Untogether is an American drama film written and directed by Emma Forrest. Her directorial debut, it stars Jamie Dornan, Ben Mendelsohn, Lola Kirke and Jemima Kirke. The film centers on a recovering addict who attempts to get her writing career back on track.

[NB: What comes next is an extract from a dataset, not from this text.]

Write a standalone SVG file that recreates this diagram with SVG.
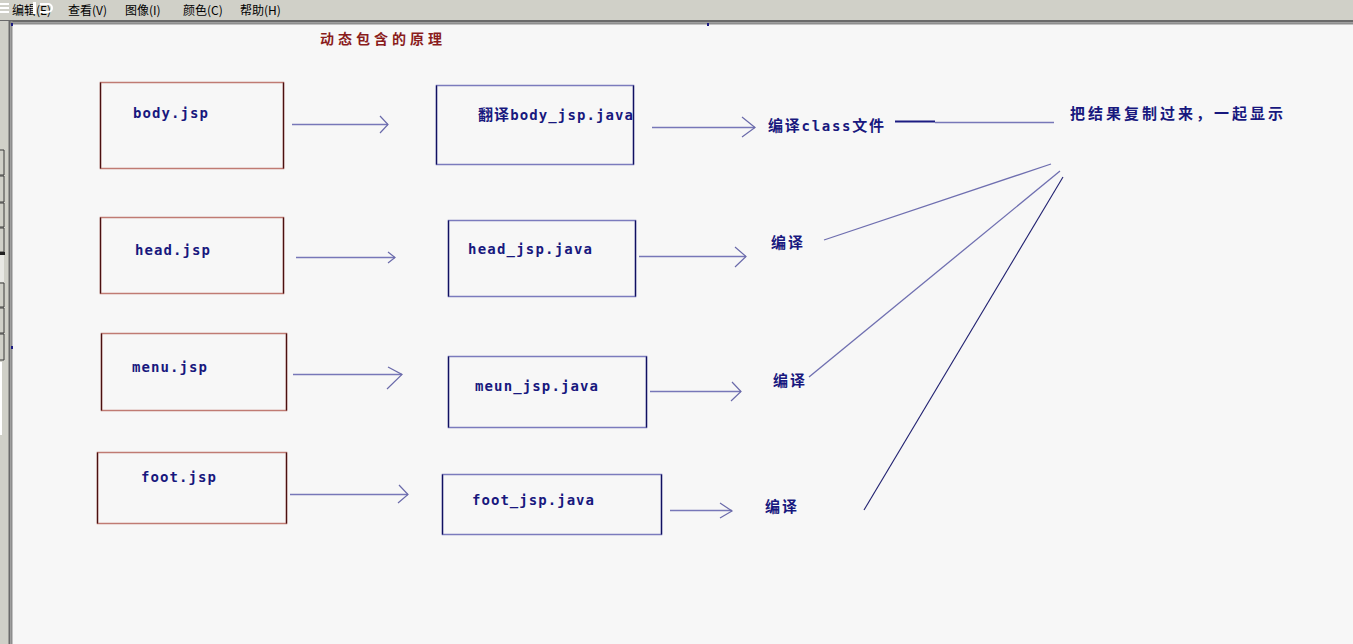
<svg xmlns="http://www.w3.org/2000/svg" width="1353" height="644" viewBox="0 0 1353 644">
<style>
.menu{font:12px "Noto Sans CJK SC","Liberation Sans",sans-serif;fill:#000}
.t{font:bold 14px "DejaVu Sans Mono","Noto Sans CJK SC",monospace;fill:#18187e}
.k{font-size:15px}
.ttl{font:bold 14px "Noto Sans CJK SC",sans-serif;fill:#8a1c1c}
.rb{fill:none;stroke:#c07b73;stroke-width:1.5}
.rs{stroke:#4a1010;stroke-width:1.3}
.bb{fill:none;stroke:#7b7bbd;stroke-width:1.5}
.bs{stroke:#101060;stroke-width:1.3}
.c{fill:none;stroke:#7777b8;stroke-width:1.5}
.h{fill:none;stroke:#6a6aaa;stroke-width:1.2}
.f{fill:none;stroke:#6f6fb0;stroke-width:1.3}
</style>
<rect x="0" y="0" width="1353" height="644" fill="#f7f7f7"/>
<!-- window chrome -->
<g id="chrome">
<rect x="0" y="0" width="1353" height="21" fill="#d0d0c8"/>
<rect x="0" y="20" width="1353" height="2.5" fill="#6a6a6a"/>
<rect x="0" y="22.5" width="1353" height="2" fill="#8e8e8e"/>
<rect x="0" y="21" width="9" height="623" fill="#d0d0c8"/>
<rect x="8.5" y="21" width="2" height="623" fill="#6a6a6a"/>
<rect x="10.5" y="21" width="2" height="623" fill="#8e8e8e"/>
<g fill="none" stroke="#3a3a3a" stroke-width="1">
<path d="M0 150H4V175H0M0 176H4V202H0M0 203H4V227H0M0 228H4V252H0M0 283H4V307H0M0 308H4V333H0M0 334H4V360H0"/>
</g>
<rect x="0" y="252" width="5" height="3" fill="#202020"/>
<rect x="0" y="255" width="4" height="27" fill="#e8e8e4"/>
<rect x="0" y="362" width="2" height="73" fill="#ffffff"/>
<rect x="11" y="346" width="2" height="3" fill="#1c1c82"/>
<rect x="11" y="23" width="2" height="3" fill="#1c1c82"/>
<rect x="707" y="23" width="2" height="3" fill="#1c1c82"/>
<text class="menu" x="12" y="15">编辑(E)</text>
<text class="menu" x="68" y="15">查看(V)</text>
<text class="menu" x="125" y="15">图像(I)</text>
<text class="menu" x="183" y="15">颜色(C)</text>
<text class="menu" x="240" y="15">帮助(H)</text>
<g fill="#ffffff">
<rect x="0" y="3" width="9" height="2"/>
<rect x="0" y="7" width="9" height="2"/>
<rect x="0" y="11" width="9" height="2"/>
<rect x="33" y="2" width="3" height="12"/>
<path d="M40 3h8a4 4 0 0 1 0 10h-8v-2h8a2 2 0 0 0 0-6h-8z"/>
</g>
</g>
<text class="ttl" x="320" y="44" textLength="122" lengthAdjust="spacing">动态包含的原理</text>
<!-- source nodes -->
<g id="body_jsp">
<rect class="rb" x="100.5" y="82.5" width="183" height="86"/>
<path class="rs" d="M100.5 82.5V168.5M283.5 82.5V168.5"/>
<text class="t" x="133" y="118" textLength="75" lengthAdjust="spacing">body.jsp</text>
</g>
<g id="head_jsp">
<rect class="rb" x="100.5" y="217.5" width="183" height="76"/>
<path class="rs" d="M100.5 217.5V293.5M283.5 217.5V293.5"/>
<text class="t" x="135" y="255" textLength="75" lengthAdjust="spacing">head.jsp</text>
</g>
<g id="menu_jsp">
<rect class="rb" x="101.5" y="333.5" width="185" height="77"/>
<path class="rs" d="M101.5 333.5V410.5M286.5 333.5V410.5"/>
<text class="t" x="132" y="372" textLength="75" lengthAdjust="spacing">menu.jsp</text>
</g>
<g id="foot_jsp">
<rect class="rb" x="97.5" y="452.5" width="189" height="71"/>
<path class="rs" d="M97.5 452.5V523.5M286.5 452.5V523.5"/>
<text class="t" x="141" y="482" textLength="75" lengthAdjust="spacing">foot.jsp</text>
</g>
<!-- java nodes -->
<g id="body_java">
<rect class="bb" x="436.5" y="85.5" width="197" height="79"/>
<path class="bs" d="M436.5 85.5V164.5M633.5 85.5V164.5"/>
<text class="t" x="478" y="120" textLength="155" lengthAdjust="spacing"><tspan class="k">翻译</tspan>body_jsp.java</text>
</g>
<g id="head_java">
<rect class="bb" x="448.5" y="220.5" width="187" height="76"/>
<path class="bs" d="M448.5 220.5V296.5M635.5 220.5V296.5"/>
<text class="t" x="468" y="254" textLength="124" lengthAdjust="spacing">head_jsp.java</text>
</g>
<g id="menu_java">
<rect class="bb" x="448.5" y="356.5" width="198" height="71"/>
<path class="bs" d="M448.5 356.5V427.5M646.5 356.5V427.5"/>
<text class="t" x="475" y="391" textLength="123" lengthAdjust="spacing">meun_jsp.java</text>
</g>
<g id="foot_java">
<rect class="bb" x="442.5" y="474.5" width="219" height="60"/>
<path class="bs" d="M442.5 474.5V534.5M661.5 474.5V534.5"/>
<text class="t" x="472" y="505" textLength="122" lengthAdjust="spacing">foot_jsp.java</text>
</g>
<!-- compile nodes -->
<g id="compile_class">
<text class="t" x="768" y="131" textLength="116" lengthAdjust="spacing"><tspan class="k">编译</tspan>class<tspan class="k">文件</tspan></text>
</g>
<g id="compile_head">
<text class="t k" x="771" y="248" textLength="32" lengthAdjust="spacing">编译</text>
</g>
<g id="compile_menu">
<text class="t k" x="773" y="386" textLength="32" lengthAdjust="spacing">编译</text>
</g>
<g id="compile_foot">
<text class="t k" x="765" y="512" textLength="32" lengthAdjust="spacing">编译</text>
</g>
<g id="result">
<text class="t k" x="1070" y="119" textLength="213" lengthAdjust="spacing">把结果复制过来，一起显示</text>
</g>
<!-- connectors -->
<g id="connectors">
<path class="c" d="M292 124.5H388"/>
<path class="h" d="M380 116L388 124.5L380 133"/>
<path class="c" d="M652 127.5H755"/>
<path class="h" d="M742 117L755 127.5L742 137"/>
<path class="c" d="M296 257.5H395"/>
<path class="h" d="M388 252L395 257.5L388 263"/>
<path class="c" d="M639 256.5H746"/>
<path class="h" d="M735 247L746 256.5L735 267"/>
<path class="c" d="M293 374.5H402"/>
<path class="h" d="M388 367L402 374.5L387 389"/>
<path class="c" d="M650 391.5H741"/>
<path class="h" d="M732 382L741 391.5L731 401"/>
<path class="c" d="M290 494.5H408"/>
<path class="h" d="M399 485L408 494.5L398 503"/>
<path class="c" d="M670 510.5H732"/>
<path class="h" d="M720 503L732 511L720 518"/>
<path d="M895 121.5H935" stroke="#1c1c82" stroke-width="2" fill="none"/>
<path class="c" d="M935 122.5H1054"/>
<path class="f" d="M824 240L1051 164"/>
<path class="f" d="M809 377L1060 171"/>
<path d="M864 510L1063 177" stroke="#202070" stroke-width="1.1" fill="none"/>
</g>
</svg>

It had its world premiere at the Tribeca Film Festival on April 23, 2018. It was released in a limited release and through video on demand on February 8, 2019, by Freestyle Releasing Media.

==Cast==
- Jamie Dornan as Nick
- Jemima Kirke as Andrea Moore
- Lola Kirke as Tara Moore
- Ben Mendelsohn as Martin
- Billy Crystal as David
- Alice Eve as Irene
- Jennifer Grey as Josie
- Scott Caan as Ellis

==Production==
Screenwriter Emma Forrest makes her feature directorial debut in this film, for which she also wrote the screenplay; her ex-husband Ben Mendelsohn also stars. Jemima Kirke and Lola Kirke, real-life sisters, also have their first collaboration in the film, which began production on October 17, 2016. In November 2016, Billy Crystal and Jennifer Grey joined the cast.

==Release==
The film had its world premiere at the Tribeca Film Festival on April 23, 2018. Shortly after, Freestyle Digital Media acquired distribution rights to the film, and set it for a February 8, 2019, release.